Küçük şirketlerin bile ekonomisini McKinsey’e teslim edip etmeyecekleri düşülünürken Türk devleti ekonomiyi McKinsey’e teslim etmesi bugün ekonomiyi idare edenlerin efendilerine borcudur.

Gelen tepkiler sonucu u dönüşü yaparak üst üste ekonomik program ilan edildi. Borçların ödenmesi belirli sürece yayarak, kredi olanakların artırması, faizlerin yükselmesi, iflasları durdurmak için belirli önlemlerin dengelenmesi, tüketim maddelerinde yüzde 10‘luk fiat düşürülmesi, pazarda hareketliliğin sağlanması, kamu harcamaların kısıtılması, v.b gibi önlemler. Bu önlemlerin ekonomik krizi düzlüğe çıkaramayacağı açık ve berraktır. Türk devleti kendi tarihinde bu ve buna benzer ekonomik paketler uygulamıştır.

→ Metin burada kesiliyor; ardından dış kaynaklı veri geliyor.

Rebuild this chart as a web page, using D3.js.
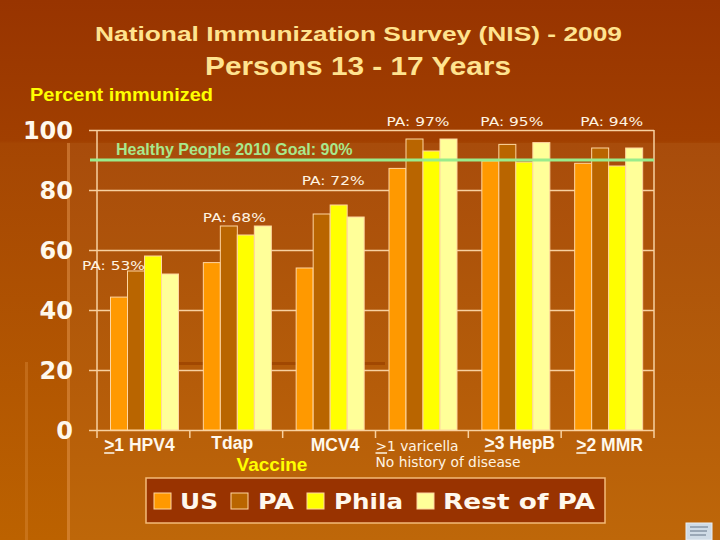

Arkasında bıraktığı Askeri ve sivil darbeler, idamlar, işkenceler, tutuklamalar, emekçi halkın ekonomik ve demokratik haklarının tırpanlanması, kısacası ezilen sömürülen halkın özgürlük demokrasi ve sosyalist mücadelesi önünde engelleri ve barıkatları yeniden kurarak koyu faşist baskılardır.